MS戦は充分時間を割かれているものの、どこか地味さを隠せない演出だが、そんな事は気にならない。富野由悠季のガンダムには決して登場しない、組織の歯車であることを自覚しつつその中で最善の方法を模索する、「父親」代わりの男が、この物語には充分に描かれているからだ。
水那岐

**ネタバレ注意**
映画を見終った人むけのレビューです。

これ以降の文章には映画の内容に関する重要な情報が書かれています。
まだ映画を見ていない人がみると映画の面白さを損なうことがありますのでご注意下さい。







確かに父親とは「子供に乗り越えられるべき」存在には違いない。しかし愚作『機動戦士ガンダムΖΖ』に見られるように、総ての大人が唾棄すべき俗物で、それをたやすく踏み越える子供たちこそが「ニュータイプ」だ、といった恐ろしいまでに単純な哲学は、当時の子供たちにさえ受け入れられるものではなかった。

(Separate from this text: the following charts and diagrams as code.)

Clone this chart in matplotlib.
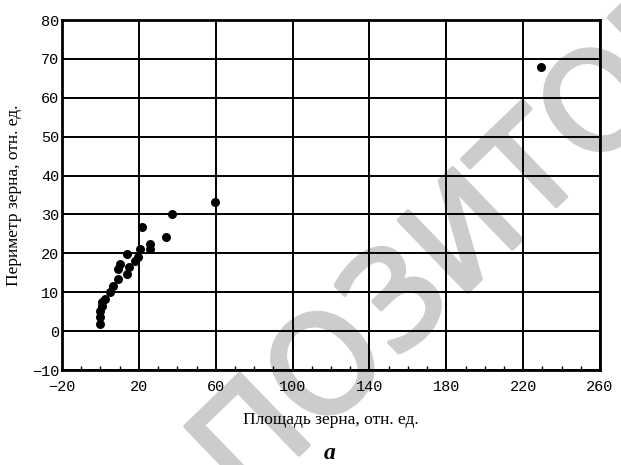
import matplotlib
matplotlib.use("Agg")
import matplotlib.pyplot as plt
import matplotlib.patheffects as pe
from matplotlib.ticker import MultipleLocator

area = [-0.3, -0.3, 0.0, 0.8, 0.8, 2.3, 5.0, 6.5, 9.0, 9.0, 10.0, 13.8, 15.0, 13.8,
        18.0, 19.5, 20.5, 21.6, 25.7, 25.7, 34.0, 37.0, 59.5, 229.4]
perimeter = [1.8, 3.6, 5.1, 6.4, 7.5, 8.2, 10.0, 11.5, 13.3, 15.9, 17.2, 14.6, 16.4, 19.7,
             18.0, 19.0, 21.0, 26.9, 22.3, 21.0, 24.1, 30.0, 33.1, 68.0]
xticks = [-20, 20, 60, 100, 140, 180, 220, 260]
yticks = [-10, 0, 10, 20, 30, 40, 50, 60, 70, 80]
xlabel = "Площадь зерна, отн. ед."
ylabel = "Периметр зерна, отн. ед."
caption = "а"
watermark = "ПОЗИТОР"

fig = plt.figure(figsize=(6.21, 4.65), dpi=100)
ax = fig.add_axes([62/621, 1-370/465, (600-62)/621, (370-20)/465])
ax.set_zorder(2)
ax.set_facecolor("none")

# watermark behind everything
fig.text(486/621, 1-274/465, watermark, rotation=44, rotation_mode="anchor",
         ha="center", va="baseline",
         fontsize=98, fontweight="normal", color="#cccccc", family="DejaVu Sans",
         zorder=-1,
         path_effects=[pe.withStroke(linewidth=3, foreground="#cccccc")])

ax.scatter(area, perimeter, s=42, color="black", zorder=3, linewidths=0)

ax.set_xlim(-20, 260)
ax.set_ylim(-10, 80)
ax.set_xticks(xticks)
ax.set_yticks(yticks)
ax.xaxis.set_minor_locator(MultipleLocator(10))
ax.grid(True, color="black", linewidth=1.4, zorder=1)
for s in ax.spines.values():
    s.set_linewidth(2.0)
    s.set_color("black")
ax.tick_params(axis="both", which="major", length=0, pad=4)
ax.tick_params(axis="x", which="minor", direction="in", length=3, width=1)
ax.tick_params(axis="x", which="major", pad=7)
ax.tick_params(axis="y", which="major", pad=2)
for lab in ax.get_xticklabels() + ax.get_yticklabels():
    lab.set_family("Liberation Mono")
    lab.set_fontsize(11)

ax.set_xlabel(xlabel, family="Liberation Serif", fontsize=12.5, labelpad=13)
ax.set_ylabel(ylabel, family="Liberation Serif", fontsize=12.5, labelpad=7)

fig.text(330/621, 1-453/465, caption, ha="center", va="center",
         family="Liberation Serif", fontsize=17, fontstyle="italic", fontweight="bold")

fig.savefig("out.png", dpi=100)
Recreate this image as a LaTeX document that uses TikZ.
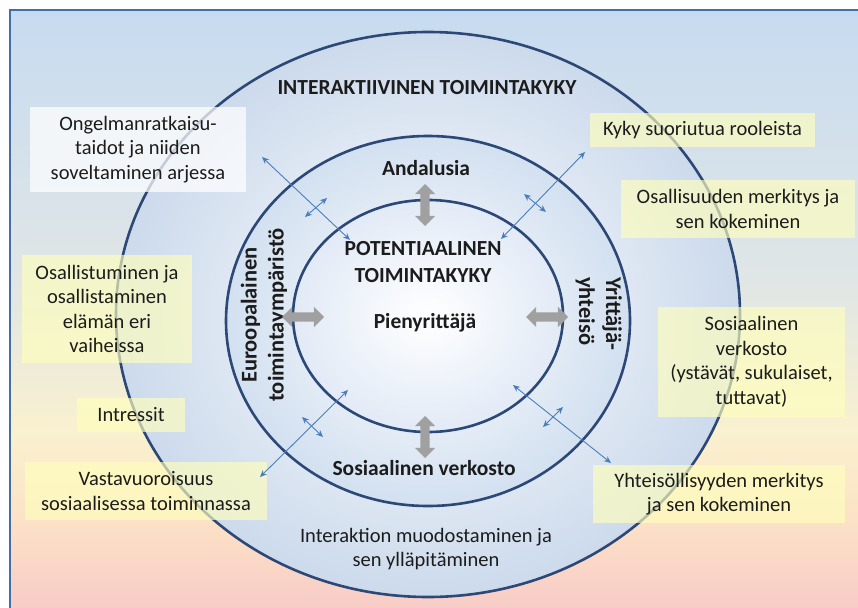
\documentclass[tikz,border=0pt]{standalone}
\usepackage{fontspec}
\setmainfont{Carlito}
\usetikzlibrary{arrows.meta,shapes.arrows}

\definecolor{frameblue}{RGB}{68,110,165}
\definecolor{ringblue}{RGB}{44,72,118}
\definecolor{linkblue}{RGB}{74,126,187}
\definecolor{bgtop}{RGB}{199,219,240}
\definecolor{bgmid}{RGB}{224,230,230}
\definecolor{bgyel}{RGB}{249,241,207}
\definecolor{bgpeach}{RGB}{252,226,198}
\definecolor{bgpink}{RGB}{247,201,199}
\definecolor{outerring}{RGB}{204,218,236}
\definecolor{middlering}{RGB}{210,224,240}
\definecolor{innerring}{RGB}{226,234,246}
\definecolor{notefill}{RGB}{255,255,188}
\definecolor{arrowgrey}{RGB}{160,160,160}
\definecolor{txt}{RGB}{28,28,28}

\newcommand\dgbody{\fontsize{20.5}{24.5}\selectfont}
\newcommand\dglabel{\fontsize{21.5}{26.5}\selectfont\bfseries}
\newcommand\dgside{\fontsize{22.5}{27}\selectfont\bfseries}

\tikzset{
  ring/.style={draw=ringblue, line width=2.6pt},
  note/.style={fill=notefill, fill opacity=0.65, text opacity=1, text=txt,
    inner sep=0pt, align=center, font=\dgbody},
  whitenote/.style={note, fill=white, fill opacity=0.72},
  plaintext/.style={text=txt, inner sep=0pt, align=center, font=\dgbody},
  ringlabel/.style={text=txt, inner sep=0pt, align=center, font=\dglabel},
  sidelabel/.style={text=txt, inner sep=0pt, font=\dgside},
  greyarrow/.style={shape=double arrow, fill=arrowgrey, draw=none,
    inner xsep=0pt, inner ysep=4.5pt, minimum height=42pt, minimum width=20pt,
    double arrow head extend=5.5pt},
  link/.style={draw=linkblue, line width=0.9pt,
    arrows={Stealth[length=7pt,width=6pt]-Stealth[length=7pt,width=6pt]}},
}

\begin{document}
\begin{tikzpicture}[x=1pt,y=-1pt]
\useasboundingbox (0,0) rectangle (858,607);
\fill[white] (0,0) rectangle (858,607);
\clip (0,0) rectangle (858,607);

% background bands inside the frame
\fill[top color=bgtop, bottom color=bgmid] (10,10) rectangle (870,280.5);
\fill[top color=bgmid, bottom color=bgyel] (10,280) rectangle (870,430.5);
\fill[top color=bgyel, bottom color=bgpeach] (10,430) rectangle (870,520.5);
\fill[top color=bgpeach, bottom color=bgpink] (10,520) rectangle (870,620);
\draw[frameblue, line width=2.5pt] (10,10) rectangle (870,620);

% the three rings
\path[ring, inner color=white, outer color=outerring]
  (428,314.5) ellipse [x radius=312pt, y radius=282.5pt];
\path[ring, inner color=white, outer color=middlering]
  (428,321) ellipse [x radius=202pt, y radius=185pt];
\path[ring, inner color=white, outer color=innerring]
  (428,316) ellipse [x radius=135pt, y radius=116pt];

% notes around the rings
\node[whitenote, minimum width=216pt, minimum height=85pt] (ongelma) at (138,149.5)
  {Ongelmanratkaisu-\\taidot ja niiden\\soveltaminen arjessa};
\node[note, minimum width=225pt, minimum height=34pt] (kyky) at (702.5,130)
  {Kyky suoriutua rooleista};
\node[note, minimum width=234pt, minimum height=58pt] (osallisuus) at (738,209)
  {Osallisuuden merkitys ja\\sen kokeminen};
\node[note, minimum width=170pt, minimum height=108pt] (osallistuminen) at (107,309)
  {Osallistuminen ja\\osallistaminen\\elämän eri\\vaiheissa};
\node[note, minimum width=108pt, minimum height=34pt] (intressit) at (131,415)
  {Intressit};
\node[note, minimum width=242pt, minimum height=58pt] (vastavuoro) at (146,491)
  {Vastavuoroisuus\\sosiaalisessa toiminnassa};
\node[note, minimum width=187pt, minimum height=110pt] (verkosto) at (751.5,362)
  {Sosiaalinen\\verkosto\\(ystävät, sukulaiset,\\tuttavat)};
\node[note, minimum width=252pt, minimum height=58pt] (yhteiso) at (719,494)
  {Yhteisöllisyyden merkitys\\ja sen kokeminen};
\node[plaintext] (interaktio) at (426,549)
  {Interaktion muodostaminen ja\\sen ylläpitäminen};

% ring labels
\node[ringlabel, anchor=base] (title) at (427,95) {INTERAKTIIVINEN TOIMINTAKYKY};
\node[ringlabel, anchor=base] (andalusia) at (426,175) {Andalusia};
\node[ringlabel] (potential) at (423,262) {POTENTIAALINEN\\TOIMINTAKYKY};
\node[ringlabel, anchor=base] (pienyrittaja) at (425,328) {Pienyrittäjä};
\node[ringlabel, anchor=base] (sosiaalinen) at (424,475) {Sosiaalinen verkosto};
\node[sidelabel, align=center, rotate=90] (euro) at (264,315)
  {Euroopalainen\\toimintaympäristö};
\node[sidelabel, align=left, rotate=-90, anchor=north west] (yrittaja) at (622,277)
  {Yrittäjä-\\yhteisö};

% grey double arrows across the inner ring
\node[greyarrow, rotate=90] (arrtop) at (425,205) {};
\node[greyarrow, rotate=90] (arrbottom) at (425,437) {};
\node[greyarrow] (arrleft) at (303,317) {};
\node[greyarrow] (arrright) at (547,317) {};

% blue links between the rings
\coordinate (ula) at (262,157);  \coordinate (ulb) at (350,240);
\coordinate (ulc) at (305,217);  \coordinate (uld) at (327,198);
\coordinate (ura) at (585,152);  \coordinate (urb) at (501,239);
\coordinate (urc) at (524,194);  \coordinate (urd) at (546,212);
\coordinate (lla) at (348,390);  \coordinate (llb) at (260,477);
\coordinate (llc) at (302,417);  \coordinate (lld) at (323,437);
\coordinate (lra) at (513,385);  \coordinate (lrb) at (611,463);
\coordinate (lrc) at (543,427);  \coordinate (lrd) at (563,407);
\draw[link] (ula) -- (ulb);
\draw[link] (ulc) -- (uld);
\draw[link] (ura) -- (urb);
\draw[link] (urc) -- (urd);
\draw[link] (lla) -- (llb);
\draw[link] (llc) -- (lld);
\draw[link] (lra) -- (lrb);
\draw[link] (lrc) -- (lrd);
\end{tikzpicture}
\end{document}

大人にも子供だった過去は必ずあるのだから、純粋な思想で汚れたこの世を悲観したことは必ずあるはずなのだ。しかし彼らは純粋な正論だけで世界がうまく立ち行かないことを知っている。だが、いちばん大切な揺るがぬ信念を卑俗さでデコレイトし、長い目で見ながらより良い方法を模索してゆくのが大人だ。それを描くことで、本作は大人が見ても恥ずかしいものにはならなかった。

現われては消えてゆく懐かしいMSたち…ドライセン、ドラッツェ、アイザックといった機体は、活躍する間もあらばこそ撃破されてゆくのだが、その「登場した」という事実だけで充分だ。MS戦だけがガンダムじゃない…人間の営みの醜さ、哀しさ、素晴らしさを描いてこそのガンダムだ。